For the first year of her life, Macy suffered badly from ear infections and constant fevers. During one of our appointments with the GP, I mentioned in passing that she did not seem interested in walking, which I had initially put down to the fact that her older sister was more than happy to bring her things.
She was around 18 months old at the time. I was surprised at how alarmed he was by this. Enough to send us to a paediatrician that afternoon who examined her closely and noticed some spots that I had always thought were birthmarks, but were in fact cafe-au-lait spots.
Her inability to walk or crawl very far was put down to low muscle tone and we walked out of his office with a diagnosis of Neurofibromatosis Type 1 (NF1) and instructions not to Google it.
A couple of weeks later she walked, but we continued to see the paediatrician and ophthalmologist regularly.
For the next 18 months, we saw very little change in her condition or signs of any of the symptoms we had been told to look for.
On her third birthday Macy broke her left arm, but when the cast came off, I noticed that she hadn’t started to use it again.
She was referred to an orthopaedic surgeon who suggested that her gross motor development could be signs of Cerebral Palsy. I was shocked, how does a healthy three-year-old go from a broken arm, to having Cerebral Palsy?
Something didn’t feel right and things became progressively worse when Macy began to fall asleep in random places around the house home a few days later.
We could never have predicted how NF would tear our lives apart
I rushed her to the paediatrician and demanded someone examine her. The next thing I knew, an “urgent MRI for a suspected tumour” was organised for the next morning. Suddenly the frightening seriousness and reality of Neurofibromatosis became all too real. Within a week for Macy to be diagnosed with multiple Pilocytic Astrocytoma’s (brain tumours).
At just three years of age, Macy had lost partial mobility down the left side of her body and was scheduled to have brain surgery.
We were terrified. Unfortunately one tumour in particular could not be completely removed, else risk her going blind or even becoming paralysed. And so, Macy’s chemotherapy journey began.
For two years Macy received chemotherapy and had an MRI every 6 weeks. During a break from chemo due to an allergic reaction, Macy had her annual ophthalmology check-up which revealed that her vision had declined significantly.
We were devastated. In 2014, she was diagnosed “legally blind” which signalled to the doctors that her tumours were no longer stable. After another two years of chemotherapy, it became clear that they were not responding to the treatment and at this stage, there was nothing else available.
Fortunately, Macy was included in a clinical trial at the Royal Children’s Hospital in Melbourne which was completed in March 2018. Following the treatment, Macy’s tumours were initially stable, but her following two MRIs showed worrying changes. Treatment with two different types of chemotherapy began again in September.
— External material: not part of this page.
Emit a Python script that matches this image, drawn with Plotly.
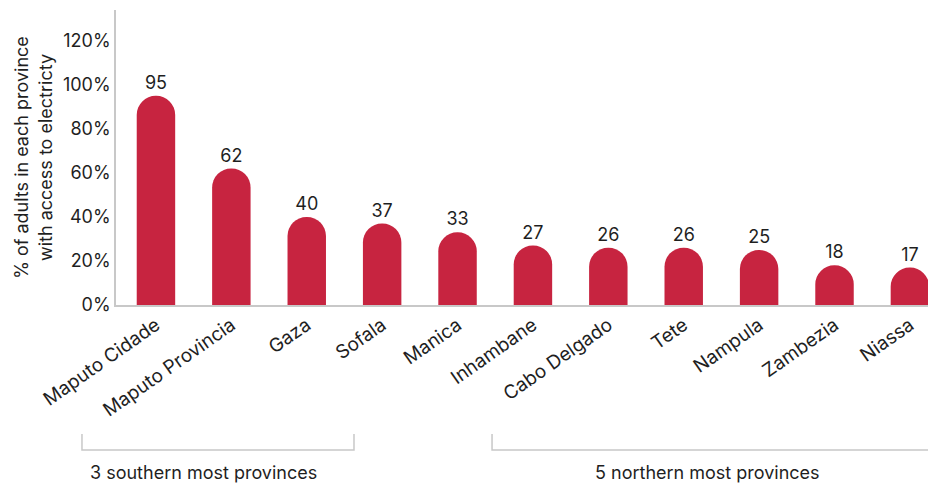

Treatment was going along smoothly until she suddenly developed an infection under her big toe nail, as well as pneumonia.
Initially, no connection was made between the infection and her treatment until a second toe became infected...and then a third. She was scheduled for surgery the following week.
It was at this point that her oncology team decided her port (where the IV for chemo is infused into her bloodstream) could be removed at the same time. It would seem that she had no luck at all!
The central line snapped off inside her chest wall and travelled through her heart, into her lung and lodged itself in her pulmonary artery. Attempts were made to retrieve it without success and she was flown out of Hobart on an emergency flight to Melbourne for open heart surgery.
Fortunately the cardiologist in Melbourne was able to retrieve the 4 cm central line by another incision in her groin, narrowly avoiding another major operation. Unfortunately, she still needed surgery on her toes which was scheduled for two weeks later.
It is hard to believe that another roadblock was thrown up in front of her, yet again. She developed a skin toxicity from the treatments she was receiving and became unable to fight off infections while still receiving her daily chemo. Her medical team decided on a 6 week break from any treatment was required to allow her body the chance to heal itself.
It has been seven years since her diagnosis, effective treatment options are limited and there is no cure.
She is now 10 years old, on a second clinical trial (accessing the MEK Inhibitor, Trametinib) and only 8 weeks into her new protocol. And yet, in spite of everything Macy is determined to return to school and take back some control. Sometimes it is just for an hour, but during that hour she can forget about treatments, surgeries and MRIs and just focus on being a kid.
So much of Macy’s childhood was taken from her because of Neurofibromatosis…but we are still hopeful and we are still fighting!